Fresh salmon makes a healthy and delicious sandwich filling when it is lightly seasoned and grilled. Ask your fishmonger to cut small centre- cut fillets or halve regular-size ones before grilling.
Ingredients
- 4 Villaggio® Toscana Extra Soft Sausage Buns
- 4 small salmon fillets (4 oz/125 g each)
- 1 small head radicchio, quartered
- 1/3 cup (75 mL) olive oil, divided
- 1/2 tsp (2 mL) each salt and pepper
- 2 cups (500 mL) arugula
- Lemon wedges
- Vinaigrette:
- 1 tbsp (15 mL) lemon juice
- 1/2 tsp (2 mL) Dijon mustard
- 1/2 tsp (2 mL) honey
- 1/4 tsp (1 mL) each salt and pepper
- 3 tbsp (45 mL) olive oil
- 1 tbsp (15 mL) chopped chives
Directions
1. Preheat grill to medium-high; grease grates well.
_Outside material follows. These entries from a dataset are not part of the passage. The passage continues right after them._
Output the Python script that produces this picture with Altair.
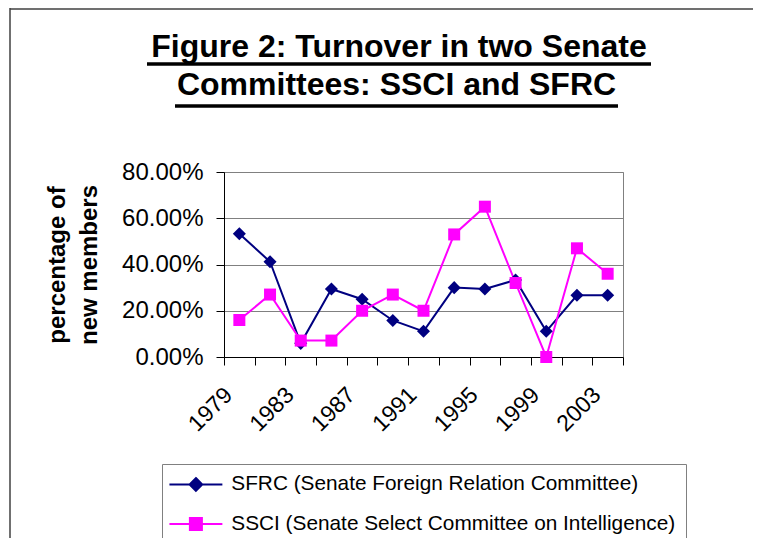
import altair as alt
import pandas as pd

# ---- data ----
YEARS = [1979, 1981, 1983, 1985, 1987, 1989, 1991, 1993, 1995, 1997, 1999, 2001, 2003]
SFRC = [0.533, 0.412, 0.059, 0.294, 0.25, 0.158, 0.111, 0.30, 0.294, 0.333, 0.111, 0.267, 0.267]
SSCI = [0.16, 0.27, 0.071, 0.071, 0.20, 0.27, 0.20, 0.53, 0.65, 0.32, 0.0, 0.47, 0.36]
SERIES = ["SFRC (Senate Foreign Relation Committee)",
          "SSCI (Senate Select Committee on Intelligence)"]
COLORS = ["#000080", "#FF00FF"]
TITLE_LINES = ["Figure 2: Turnover in two Senate", "Committees: SSCI and SFRC"]
Y_TITLE = ["percentage of", "new members"]
Y_TICKS = [0, 0.2, 0.4, 0.6, 0.8]
LABELED_YEARS = [1979, 1983, 1987, 1991, 1995, 1999, 2003]

df = pd.DataFrame({
    "year": YEARS + YEARS,
    "value": SFRC + SSCI,
    "series": [SERIES[0]] * len(YEARS) + [SERIES[1]] * len(YEARS),
})
one = pd.DataFrame({"k": [0]})

FONT = "Liberation Sans"

x_enc = alt.X(
    "year:O",
    scale=alt.Scale(type="band", paddingInner=0, paddingOuter=0),
    axis=alt.Axis(
        title=None, tickBand="extent", tickSize=8, tickColor="black", domainColor="black",
        labelAngle=-45, labelAlign="right", labelBaseline="middle",
        labelFontSize=23, labelFont=FONT, labelColor="black",
        labelPadding=26, labelOffset=-11, labelOverlap=False, labelBound=False,
        labelExpr=f"indexof({LABELED_YEARS}, toNumber(datum.value)) >= 0 ? datum.label : ''",
    ),
)
y_enc = alt.Y(
    "value:Q",
    scale=alt.Scale(domain=[0, 0.8], nice=False),
    axis=alt.Axis(
        title=Y_TITLE, values=Y_TICKS, format=".2%", grid=True, gridColor="#808080", gridWidth=1,
        tickSize=8, tickColor="black", domainColor="black",
        labelFontSize=24, labelFont=FONT, labelColor="black", labelPadding=13,
        titleFont=FONT, titleFontSize=24, titleFontWeight="bold", titleColor="black",
        titlePadding=20, titleLineHeight=32,
    ),
)
color_enc = alt.Color("series:N", scale=alt.Scale(domain=SERIES, range=COLORS), legend=None)

base = alt.Chart(df)
lines = base.mark_line(strokeWidth=2).encode(x=x_enc, y=y_enc, color=color_enc)
pts_a = base.transform_filter(alt.datum.series == SERIES[0]).mark_point(
    shape="diamond", filled=True, size=170, opacity=1).encode(x=x_enc, y=y_enc, color=color_enc)
pts_b = base.transform_filter(alt.datum.series == SERIES[1]).mark_point(
    shape="square", filled=True, size=144, opacity=1).encode(x=x_enc, y=y_enc, color=color_enc)

# legend-only layer (invisible marks), symbols = line + marker (unit = 8px)
DIAMOND_LINE = "M-3.31,0L3.31,0M0,-0.79L0.79,0L0,0.79L-0.79,0Z"
SQUARE_LINE = "M-3.31,0L3.31,0M-0.75,-0.75L0.75,-0.75L0.75,0.75L-0.75,0.75Z"
leg = alt.Legend(
    title=None, orient="none", legendX=-62, legendY=292, padding=10,
    strokeColor="#808080", fillColor="white", cornerRadius=0,
    symbolSize=256, symbolStrokeWidth=2, symbolOffset=13.5, symbolOpacity=1,
    labelFontSize=20.8, labelFont=FONT, labelColor="black", labelOffset=25, labelLimit=0,
    rowPadding=17.5,
)
legend_layer = base.mark_point(filled=True, opacity=0, strokeWidth=2).encode(
    x=x_enc, y=y_enc,
    fill=alt.Fill("series:N", scale=alt.Scale(domain=SERIES, range=COLORS), legend=leg),
    stroke=alt.Stroke("series:N", scale=alt.Scale(domain=SERIES, range=COLORS), legend=leg),
    shape=alt.Shape("series:N", scale=alt.Scale(domain=SERIES, range=[DIAMOND_LINE, SQUARE_LINE]), legend=leg),
)

# title with underlines
dec = alt.Chart(one)
t1 = dec.mark_text(text=TITLE_LINES[0], font=FONT, fontSize=32, fontWeight="bold",
                   align="center", baseline="alphabetic", color="black").encode(
    x=alt.value(175), y=alt.value(-115))
t2 = dec.mark_text(text=TITLE_LINES[1], font=FONT, fontSize=32, fontWeight="bold",
                   align="center", baseline="alphabetic", color="black").encode(
    x=alt.value(172.5), y=alt.value(-77))
u1 = dec.mark_rule(color="black", strokeWidth=3.5).encode(
    x=alt.value(-77), x2=alt.value(427), y=alt.value(-108))
u2 = dec.mark_rule(color="black", strokeWidth=3.5).encode(
    x=alt.value(-49), x2=alt.value(394), y=alt.value(-66))
# outer frame (left and top)
f_left = dec.mark_rule(color="#404040", strokeWidth=1.5).encode(
    x=alt.value(-214), y=alt.value(-164), y2=alt.value(366))
f_top = dec.mark_rule(color="#404040", strokeWidth=1.5).encode(
    x=alt.value(-214), x2=alt.value(529), y=alt.value(-163))

chart = alt.layer(legend_layer, lines, pts_a, pts_b, t1, t2, u1, u2, f_left, f_top).properties(
    width=399, height=185,
    autosize=alt.AutoSizeParams(type="none"),
    padding={"left": 216, "top": 164, "right": 130, "bottom": 181},
    background="white",
).configure_view(stroke="#808080", strokeWidth=1)

chart.save("out.html", embed_options={"renderer": "svg", "actions": False})
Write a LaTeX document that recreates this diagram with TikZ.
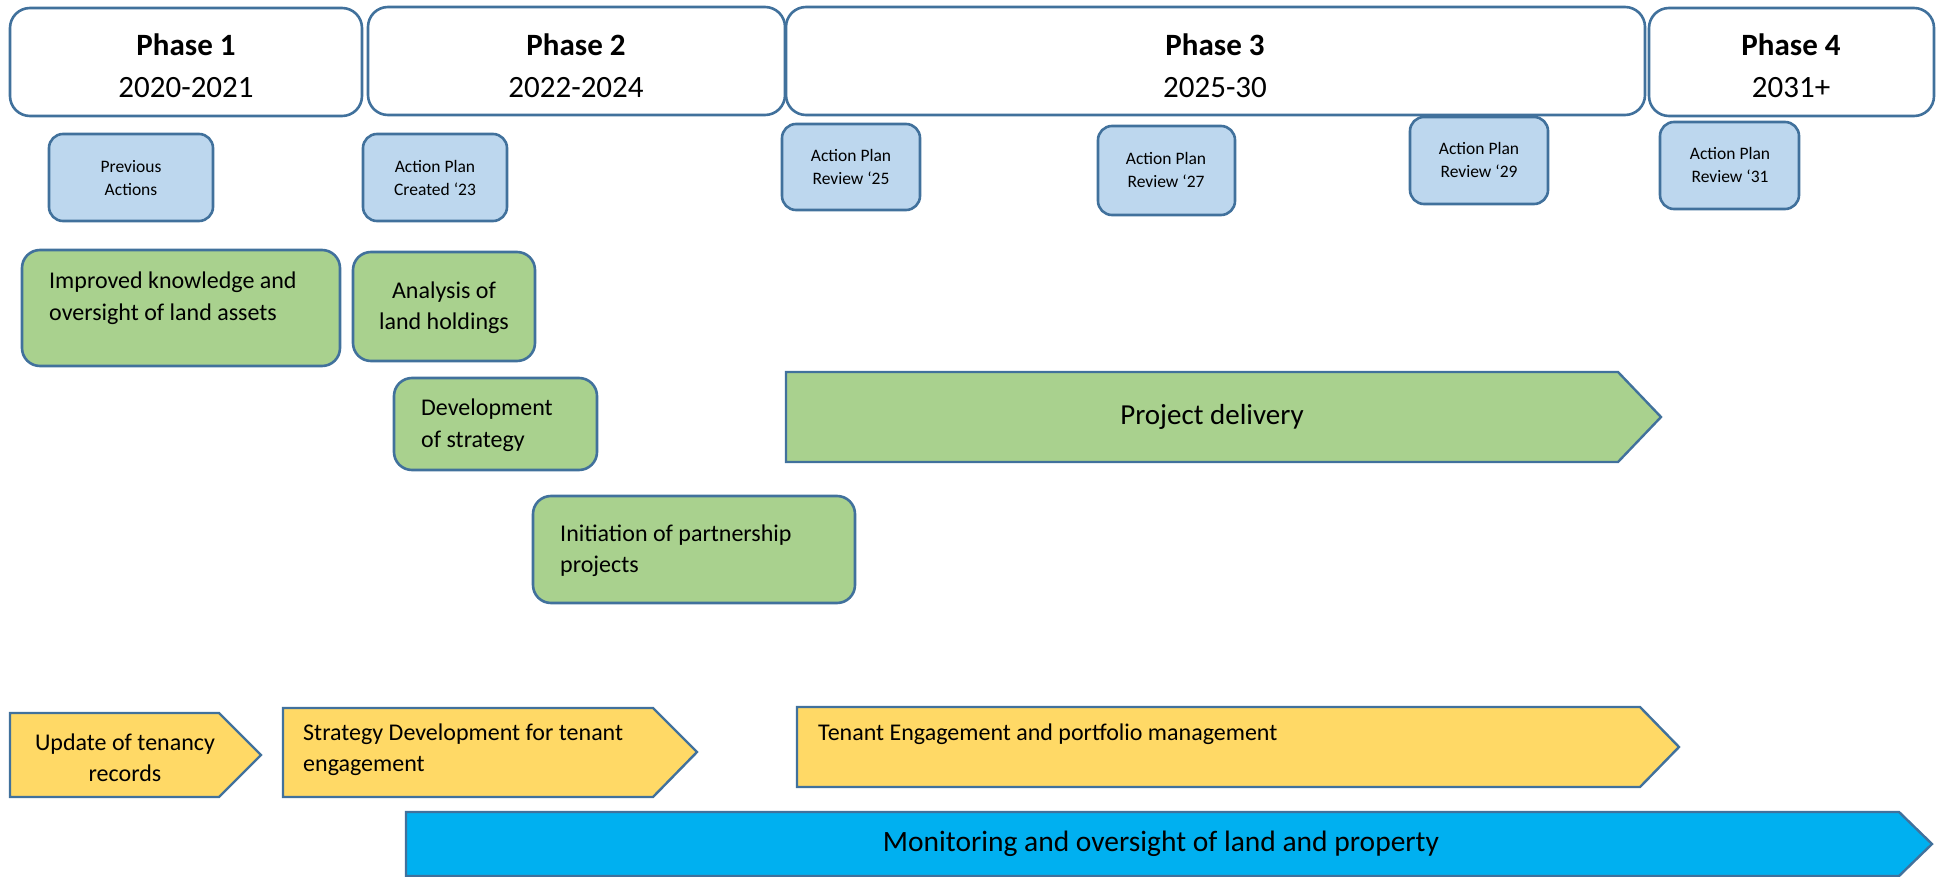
\documentclass[tikz,border=0pt]{standalone}
\usepackage{fontspec}
\setmainfont{Carlito}
\definecolor{edge}{HTML}{41719C}
\definecolor{lblue}{HTML}{BDD7EE}
\definecolor{lgreen}{HTML}{A9D18E}
\definecolor{lyellow}{HTML}{FFD966}
\definecolor{cyanblue}{HTML}{00B0F0}
\tikzset{
  phasebox/.style={draw=edge, line width=2.6pt, fill=white, rounded corners=20pt},
  smallbox/.style={draw=edge, line width=2.6pt, fill=lblue, rounded corners=14pt},
  greenbox/.style={draw=edge, line width=2.6pt, fill=lgreen, rounded corners=18pt},
  arrowshape/.style={draw=edge, line width=2.4pt, line join=miter},
  phasetext/.style={align=center, inner sep=0pt, font=\fontsize{31}{42}\selectfont},
  smalltext/.style={align=center, inner sep=0pt, font=\fontsize{17.5}{23}\selectfont},
  greentext/.style={inner sep=0pt, font=\fontsize{24}{31.5}\selectfont},
  yellowtext/.style={inner sep=0pt, font=\fontsize{24}{31}\selectfont},
}
\begin{document}
\begin{tikzpicture}[x=1pt,y=-1pt]
\useasboundingbox (0,0) rectangle (1937,877);
% phases
\draw[phasebox] (10,8) rectangle (362,116);
\node[phasetext] (p1) at (186,66) {\textbf{Phase 1}\\2020-2021};
\draw[phasebox] (368,7) rectangle (785,115);
\node[phasetext] (p2) at (576,66) {\textbf{Phase 2}\\2022-2024};
\draw[phasebox] (786,7) rectangle (1645,115);
\node[phasetext] (p3) at (1215,66) {\textbf{Phase 3}\\2025-30};
\draw[phasebox] (1649,8) rectangle (1934,116);
\node[phasetext] (p4) at (1791,66) {\textbf{Phase 4}\\2031+};
% small boxes
\draw[smallbox] (49,134) rectangle (213,221);
\node[smalltext] (prev) at (131,178) {Previous\\Actions};
\draw[smallbox] (363,134) rectangle (507,221);
\node[smalltext] (c23) at (435,178) {Action Plan\\Created ‘23};
\draw[smallbox] (782,124) rectangle (920,210);
\node[smalltext] (r25) at (851,167) {Action Plan\\Review ‘25};
\draw[smallbox] (1098,126) rectangle (1235,215);
\node[smalltext] (r27) at (1166,170) {Action Plan\\Review ‘27};
\draw[smallbox] (1410,117) rectangle (1548,204);
\node[smalltext] (r29) at (1479,160) {Action Plan\\Review ‘29};
\draw[smallbox] (1660,122) rectangle (1799,209);
\node[smalltext] (r31) at (1730,165) {Action Plan\\Review ‘31};
% green boxes
\draw[greenbox] (22,250) rectangle (340,366);
\node[greentext, align=left, anchor=west] (know) at (49,298) {Improved knowledge and\\oversight of land assets};
\draw[greenbox] (353,252) rectangle (535,361);
\node[greentext, align=center] (anal) at (444,307.5) {Analysis of\\land holdings};
\draw[greenbox] (394,378) rectangle (597,470);
\node[greentext, align=left, anchor=west] (dev) at (421,425) {Development\\of strategy};
\draw[greenbox] (533,496) rectangle (855,603);
\node[greentext, align=left, anchor=west] (init) at (560,550.5) {Initiation of partnership\\projects};
% project delivery
\draw[arrowshape, fill=lgreen] (786,372) -- (1618,372) -- (1661,417) -- (1618,462) -- (786,462) -- cycle;
\node[inner sep=0pt, font=\fontsize{29}{35}\selectfont] (proj) at (1212,417) {Project delivery};
% yellow
\draw[arrowshape, fill=lyellow] (10,713) -- (219,713) -- (261,755) -- (219,797) -- (10,797) -- cycle;
\node[yellowtext, align=center] (upd) at (125,758) {Update of tenancy\\records};
\draw[arrowshape, fill=lyellow] (283,708) -- (653,708) -- (697,752) -- (653,797) -- (283,797) -- cycle;
\node[yellowtext, align=left, anchor=west] (strat) at (303,750) {Strategy Development for tenant\\engagement};
\draw[arrowshape, fill=lyellow] (797,707) -- (1640,707) -- (1679,747) -- (1640,787) -- (797,787) -- cycle;
\node[yellowtext, anchor=west] (ten) at (818,734) {Tenant Engagement and portfolio management};
% monitoring
\draw[arrowshape, fill=cyanblue] (406,812) -- (1899,812) -- (1932,844) -- (1899,876) -- (406,876) -- cycle;
\node[inner sep=0pt, font=\fontsize{29.5}{35}\selectfont] (mon) at (1161,844) {Monitoring and oversight of land and property};
\end{tikzpicture}
\end{document}
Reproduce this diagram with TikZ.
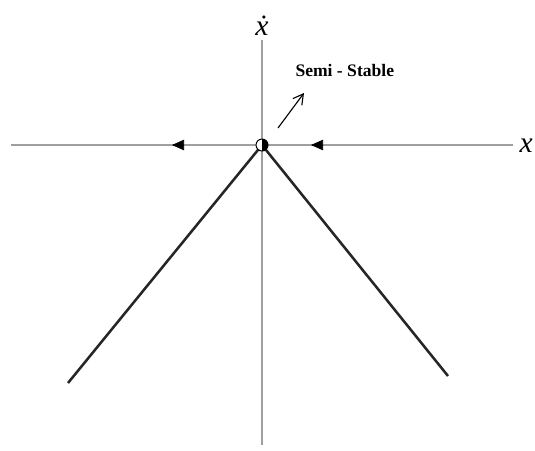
\documentclass[tikz,border=0pt]{standalone}
\usepackage{amsmath}
\usepackage{fontspec}
\setmainfont{Liberation Serif}
\usetikzlibrary{arrows.meta,calc,positioning}

\begin{document}
\begin{tikzpicture}[>=Latex,
  axisline/.style={line width=1.5pt,gray!75},
  branch/.style={line width=1.8pt,black!85},
  flowtip/.style={-{Triangle[length=3mm,width=2.6mm]},black},
  axlabel/.style={font=\fontsize{21}{21}\selectfont\itshape,inner sep=1pt}]
  \useasboundingbox (-6.55,-7.625) rectangle (6.825,3.625);
  % axes
  \coordinate (xl) at (-6.275,0);
  \coordinate (xr) at (6.275,0);
  \coordinate (yb) at (0,-7.5);
  \coordinate (yt) at (0,2.625);
  \coordinate (o) at (0,0);
  \draw[axisline] (xl)--(xr);
  \draw[axisline] (yb)--(yt);
  \node[axlabel,anchor=west] (xlab) at (6.4,-0.02) {x};
  \node[axlabel,anchor=south] (ylab) at (0,2.7) {\.{x}};
  % the two branches of xdot
  \coordinate (bl) at (-4.85,-5.95);
  \coordinate (br) at (4.65,-5.775);
  \draw[branch] (o)--(bl);
  \draw[branch] (o)--(br);
  % flow direction on the x axis
  \coordinate (fl) at (-2.25,0);
  \coordinate (fr) at (1.225,0);
  \draw[flowtip] ($(fl)+(0.02,0)$)--(fl);
  \draw[flowtip] ($(fr)+(0.02,0)$)--(fr);
  % equilibrium point
  \fill[white] (o) circle (0.15);
  \fill[black] (0,-0.15) arc (-90:90:0.15)--cycle;
  \draw[line width=0.7pt] (o) circle (0.15);
  % label
  \node[font=\fontsize{12.5}{12.5}\selectfont\bfseries] (semi) at (2.07,1.86) {Semi - Stable};
  \coordinate (pa) at (0.4,0.425);
  \coordinate (pb) at (1.05,1.3);
  \draw[line width=0.8pt,-{Straight Barb[length=2.5mm,width=2.8mm]}] (pa)--(pb);
\end{tikzpicture}
\end{document}
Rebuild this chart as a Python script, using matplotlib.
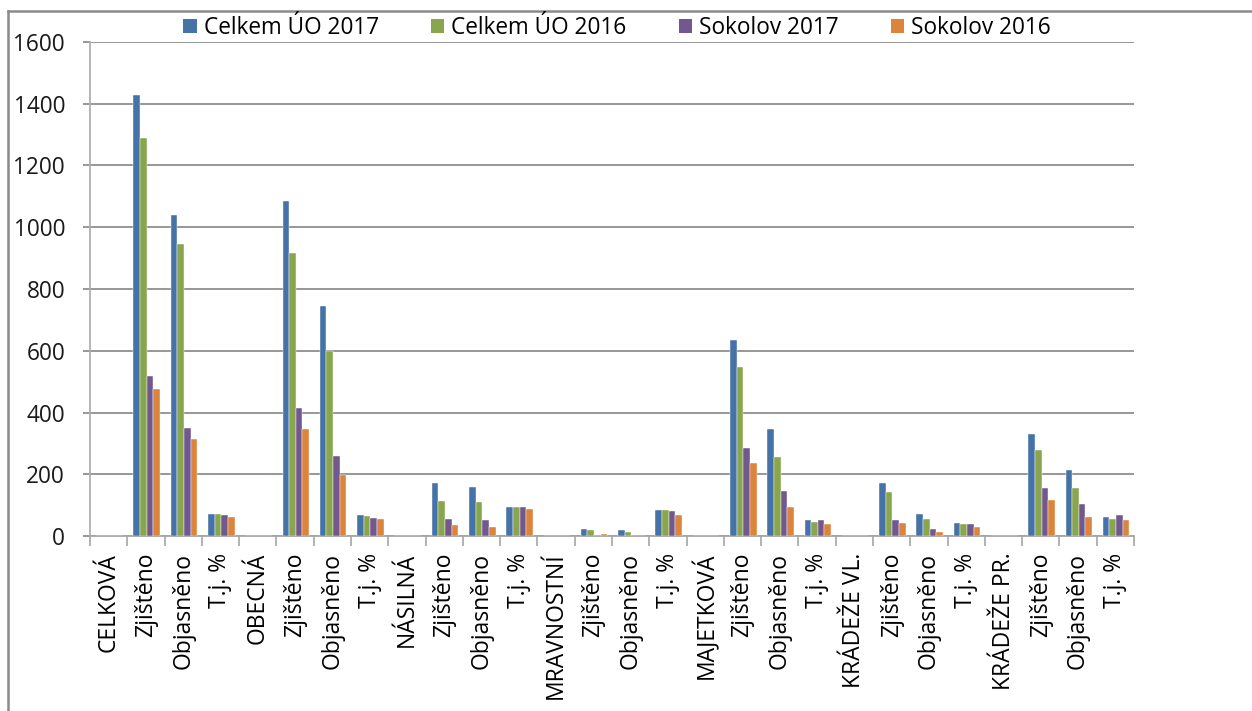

2. Brush salmon and radicchio with 3 tbsp (45 mL) olive oil; sprinkle with salt and pepper. Grill radicchio for 3 to 5 minutes or until charred. Remove from grill and separate leaves.
3. Grill salmon, turning once, for 8 to 10 minutes or until opaque and flakes easily when tested.
4. Preheat oven to 350°F (180°C). Brush buns with remaining olive oil; bake for about 3 minutes or until lightly toasted.
5. Vinaigrette: In bowl, whisk together lemon juice, mustard, honey, salt and pepper. Drizzle in olive oil; whisk until blended. Whisk in chives.
6. Toss arugula with vinaigrette. Place one salmon fillet in each bun; top with grilled radicchio and arugula. Serve with lemon wedges.
Tip: Replace salmon with another fish, such as cod or haddock, if desired.